INSTRUCTIONS FOR THE TASK -> The lines from the top of the material below through the line containing "drug_time = 30" are to be printed exactly, with pictures omitted.

RAW DATA ->
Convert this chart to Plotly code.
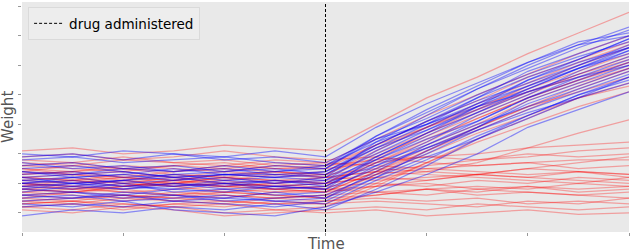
import plotly.graph_objects as go

times = [0, 5, 10, 15, 20, 25, 30, 35, 40, 45, 50, 55, 60]
drug_time = 30

blue_lines = [
    [1.0, 1.1, 0.9, 1.0, 0.8, 0.9, 1.0, 1.9, 2.7, 3.4, 4.1, 4.7, 5.3],
    [1.4, 1.3, 1.5, 1.4, 1.5, 1.3, 1.4, 2.3, 3.1, 3.9, 4.6, 5.2, 5.9],
    [0.6, 0.7, 0.5, 0.6, 0.4, 0.5, 0.6, 1.3, 2.0, 2.8, 3.5, 4.1, 4.7],
    [1.8, 1.9, 1.7, 1.8, 1.9, 1.7, 1.6, 2.6, 3.4, 4.2, 4.9, 5.6, 6.2],
    [0.3, 0.2, 0.4, 0.1, 0.0, -0.1, 0.2, 0.7, 1.3, 2.0, 2.9, 3.5, 4.1],
    [1.2, 1.0, 1.1, 1.3, 1.1, 1.2, 1.1, 2.1, 2.9, 3.7, 4.5, 5.1, 5.6],
    [0.9, 0.8, 1.0, 0.7, 0.8, 0.6, 0.7, 1.6, 2.4, 3.3, 4.0, 4.8, 5.5],
    [1.6, 1.7, 1.5, 1.6, 1.4, 1.5, 1.3, 2.2, 2.8, 3.5, 4.2, 4.9, 5.4],
    [0.5, 0.6, 0.4, 0.5, 0.6, 0.4, 0.3, 1.1, 1.8, 2.6, 3.3, 4.0, 4.5],
    [1.1, 1.2, 1.3, 1.1, 1.2, 1.0, 1.2, 2.4, 3.3, 4.2, 5.0, 5.7, 6.3],
    [0.8, 0.7, 0.6, 0.8, 0.7, 0.9, 0.8, 1.5, 2.2, 2.9, 3.7, 4.3, 4.9],
    [1.3, 1.4, 1.2, 1.3, 1.4, 1.6, 1.5, 2.5, 3.2, 4.0, 4.7, 5.3, 5.8],
    [0.7, 0.9, 0.8, 0.9, 1.0, 0.8, 0.9, 1.8, 2.6, 3.4, 4.2, 4.9, 5.6],
    [2.0, 1.9, 2.1, 2.0, 1.8, 1.9, 1.7, 2.5, 3.0, 3.7, 4.3, 4.9, 5.5],
    [0.2, 0.3, 0.2, 0.4, 0.3, 0.2, 0.4, 1.2, 2.1, 2.9, 3.8, 4.4, 5.0],
    [1.0, 0.9, 1.1, 1.2, 1.0, 1.1, 0.9, 1.7, 2.3, 3.0, 3.6, 4.2, 4.8],
    [1.5, 1.6, 1.4, 1.2, 1.3, 1.2, 1.3, 2.3, 3.1, 3.8, 4.4, 5.0, 5.6],
    [0.4, 0.5, 0.7, 0.6, 0.5, 0.7, 0.5, 1.4, 2.3, 3.1, 3.9, 4.6, 5.2],
    [1.7, 1.5, 1.6, 1.4, 1.6, 1.4, 1.5, 2.6, 3.5, 4.3, 5.1, 5.8, 6.1],
    [0.9, 1.0, 0.8, 1.0, 0.9, 1.1, 1.0, 1.6, 2.2, 2.8, 3.4, 3.9, 4.4],
    [1.2, 1.3, 1.4, 1.2, 1.3, 1.3, 1.2, 2.0, 2.8, 3.6, 4.5, 5.2, 5.9],
    [0.6, 0.5, 0.6, 0.4, 0.5, 0.4, 0.5, 1.2, 1.9, 2.5, 3.2, 3.9, 4.6],
    [1.9, 2.0, 1.8, 2.0, 1.9, 2.1, 1.9, 2.9, 3.7, 4.4, 5.1, 5.7, 6.0],
    [1.1, 1.0, 0.9, 0.8, 1.0, 0.9, 0.8, 1.9, 2.7, 3.6, 4.3, 5.0, 5.7],
    [0.8, 1.0, 1.1, 0.9, 1.1, 1.0, 1.1, 1.8, 2.5, 3.1, 3.9, 4.5, 5.1],
    [1.4, 1.2, 1.3, 1.5, 1.3, 1.4, 1.6, 2.4, 3.0, 3.6, 4.1, 4.6, 5.0],
    [-0.1, 0.1, 0.0, 0.2, 0.1, 0.3, 0.1, 0.8, 1.6, 2.5, 3.3, 4.0, 4.6],
    [1.0, 1.2, 1.0, 1.1, 1.3, 1.2, 1.4, 2.2, 3.0, 3.9, 4.8, 5.4, 6.0],
]

red_lines = [
    [2.1, 2.2, 2.0, 2.1, 2.3, 2.2, 2.1, 3.0, 3.9, 4.6, 5.4, 6.1, 6.8],
    [1.0, 0.9, 1.1, 1.0, 1.2, 1.1, 1.0, 1.7, 2.4, 3.2, 3.9, 4.5, 5.0],
    [0.5, 0.7, 0.6, 0.5, 0.7, 0.6, 0.5, 1.3, 2.1, 2.9, 3.6, 4.3, 4.9],
    [1.3, 1.4, 1.5, 1.3, 1.2, 1.4, 1.3, 2.1, 2.9, 3.7, 4.4, 5.1, 5.7],
    [0.8, 0.7, 0.9, 1.0, 0.9, 1.0, 1.2, 1.9, 2.6, 3.3, 4.0, 4.7, 5.3],
    [1.6, 1.5, 1.4, 1.6, 1.5, 1.7, 1.6, 2.3, 2.9, 3.5, 4.1, 4.7, 5.2],
    [0.2, 0.1, 0.3, 0.2, 0.0, 0.1, 0.2, 0.9, 1.7, 2.5, 3.2, 3.9, 4.4],
    [1.1, 1.2, 1.0, 1.2, 1.1, 0.9, 1.0, 1.8, 2.7, 3.5, 4.3, 5.0, 5.6],
    [0.7, 0.8, 0.7, 0.6, 0.8, 0.7, 0.8, 1.5, 2.3, 3.0, 3.8, 4.4, 4.9],
    [1.5, 1.3, 1.4, 1.2, 1.4, 1.3, 1.4, 2.2, 2.9, 3.6, 4.2, 4.8, 5.4],
    [0.9, 1.1, 1.2, 1.1, 1.3, 1.4, 1.3, 2.0, 2.7, 3.4, 4.1, 4.6, 5.1],
    [1.8, 1.7, 1.9, 1.7, 1.8, 1.6, 1.7, 2.5, 3.3, 4.0, 4.7, 5.4, 6.0],
    [0.4, 0.3, 0.5, 0.4, 0.3, 0.5, 0.6, 1.3, 2.0, 2.7, 3.3, 3.9, 4.3],
    [1.2, 1.1, 1.0, 0.9, 1.0, 0.8, 0.9, 1.7, 2.5, 3.2, 3.9, 4.5, 5.1],
    [0.6, 0.5, 0.4, 0.6, 0.5, 0.7, 0.7, 1.4, 2.1, 2.8, 3.5, 4.2, 4.8],
    [1.4, 1.6, 1.5, 1.4, 1.6, 1.5, 1.5, 2.3, 3.1, 3.8, 4.6, 5.2, 5.8],
    [1.0, 0.8, 0.9, 1.1, 0.9, 0.8, 0.7, 1.4, 2.2, 2.9, 3.6, 4.1, 4.6],
    [0.3, 0.4, 0.2, 0.3, 0.4, 0.3, 0.3, 1.0, 1.7, 2.4, 3.0, 3.6, 4.1],
    [1.0, 1.1, 0.9, 1.0, 1.2, 1.1, 1.0, 1.2, 1.4, 1.7, 2.2, 2.7, 3.15],
    [1.5, 1.4, 1.6, 1.5, 1.4, 1.6, 1.5, 1.7, 1.9, 2.0, 2.2, 2.3, 2.4],
    [0.8, 0.9, 0.7, 0.8, 0.9, 0.8, 0.7, 0.9, 1.1, 1.3, 1.5, 1.7, 1.9],
    [1.2, 1.3, 1.1, 1.3, 1.2, 1.0, 1.1, 1.3, 1.5, 1.6, 1.7, 1.8, 1.8],
    [0.5, 0.4, 0.6, 0.5, 0.4, 0.3, 0.4, 0.6, 0.8, 0.7, 0.9, 0.8, 0.9],
    [1.9, 2.0, 1.8, 1.9, 2.1, 1.9, 1.8, 1.9, 1.7, 1.6, 1.7, 1.5, 1.6],
    [0.9, 0.8, 1.0, 0.9, 0.7, 0.8, 0.9, 1.0, 0.9, 1.1, 1.0, 1.2, 1.1],
    [0.1, 0.0, 0.2, 0.1, -0.1, 0.0, 0.1, 0.2, 0.1, 0.3, 0.2, 0.1, 0.2],
    [1.3, 1.4, 1.2, 1.1, 1.3, 1.2, 1.3, 1.5, 1.4, 1.3, 1.5, 1.4, 1.3],
    [0.7, 0.6, 0.5, 0.7, 0.6, 0.5, 0.6, 0.7, 0.6, 0.8, 0.7, 0.6, 0.7],
    [1.1, 1.0, 1.2, 1.0, 1.1, 1.3, 1.2, 1.4, 1.3, 1.2, 1.1, 1.0, 1.2],
    [0.3, 0.4, 0.3, 0.2, 0.3, 0.1, 0.0, 0.1, -0.1, 0.0, 0.1, -0.05, 0.0],
    [1.6, 1.7, 1.5, 1.6, 1.7, 1.5, 1.6, 1.8, 1.9, 1.8, 2.0, 1.9, 2.0],
    [1.0, 0.9, 0.8, 1.0, 0.9, 1.0, 0.8, 0.9, 1.0, 0.8, 0.9, 0.7, 0.8],
    [0.4, 0.5, 0.6, 0.4, 0.6, 0.5, 0.4, 0.5, 0.4, 0.5, 0.3, 0.4, 0.3],
    [1.4, 1.3, 1.2, 1.4, 1.5, 1.4, 1.2, 1.1, 1.2, 1.3, 1.2, 1.1, 1.0],
    [0.6, 0.7, 0.8, 0.6, 0.7, 0.6, 0.5, 0.6, 0.8, 0.9, 0.8, 1.0, 0.9],
    [1.2, 1.1, 1.3, 1.2, 1.0, 1.1, 1.2, 1.4, 1.6, 1.8, 1.9, 2.1, 2.2],
    [0.2, 0.3, 0.1, 0.3, 0.2, 0.4, 0.3, 0.4, 0.3, 0.2, 0.4, 0.3, 0.5],
    [0.9, 1.0, 1.1, 0.9, 1.0, 0.9, 0.8, 0.7, 0.8, 0.6, 0.7, 0.6, 0.5],
    [1.7, 1.6, 1.8, 1.7, 1.6, 1.8, 1.7, 1.6, 1.5, 1.4, 1.3, 1.4, 1.2],
    [0.8, 0.7, 0.9, 1.1, 1.0, 0.9, 1.0, 1.2, 1.1, 1.3, 1.2, 1.4, 1.3],
]

y_min, y_max = -0.65, 7.15
x_min, x_max = 0, 60

fig = go.Figure()

for ys in red_lines:
    fig.add_trace(go.Scatter(x=times, y=ys, mode="lines", showlegend=False,
                             hoverinfo="skip",
                             line=dict(color="rgba(255,0,0,0.32)", width=1.25)))
for ys in blue_lines:
    fig.add_trace(go.Scatter(x=times, y=ys, mode="lines", showlegend=False,
                             hoverinfo="skip",
                             line=dict(color="rgba(0,0,255,0.42)", width=1.25)))

fig.add_trace(go.Scatter(x=[drug_time, drug_time], y=[y_min, y_max], mode="lines",
                         name="drug administered",
                         line=dict(color="black", width=1, dash="3px,2px")))

axis_common = dict(showgrid=False, zeroline=False, showticklabels=False,
                   ticks="outside", ticklen=3, tickcolor="#999999", tickwidth=1,
                   showline=False, automargin=False)

fig.update_layout(
    width=630, height=252,
    margin=dict(l=22, r=1, t=2, b=20, autoexpand=False),
    paper_bgcolor="white",
    plot_bgcolor="#e9e9e9",
    font=dict(family="DejaVu Sans", color="#555555"),
    xaxis=dict(range=[x_min, x_max], tickvals=[0, 10, 20, 30, 40, 50, 60], **axis_common),
    yaxis=dict(range=[y_min, y_max], tickvals=[0, 1, 2, 3, 4, 5, 6, 7], **axis_common),
    legend=dict(x=0.01, y=0.978, xanchor="left", yanchor="top",
                bgcolor="rgba(237,237,237,0.9)", bordercolor="#dadada", borderwidth=1,
                font=dict(family="DejaVu Sans", size=13.5, color="black"),
                itemwidth=30, tracegroupgap=0),
    annotations=[
        dict(text="Weight", x=-14 / 607, y=0.5, xref="paper", yref="paper", showarrow=False,
             xanchor="center", yanchor="middle",
             textangle=-90, font=dict(size=15, color="#555555")),
        dict(text="Time", x=0.5, y=0, xref="paper", yref="paper", yanchor="top",
             yshift=-1, showarrow=False, font=dict(size=15, color="#555555")),
    ],
)

fig.write_html("out.html", config={"displayModeBar": False},
               post_script="document.body.style.margin='0';")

EXERCISE SOLUTION ->
Convert this chart to Plotly code.
import plotly.graph_objects as go

times = [0, 5, 10, 15, 20, 25, 30, 35, 40, 45, 50, 55, 60]
drug_time = 30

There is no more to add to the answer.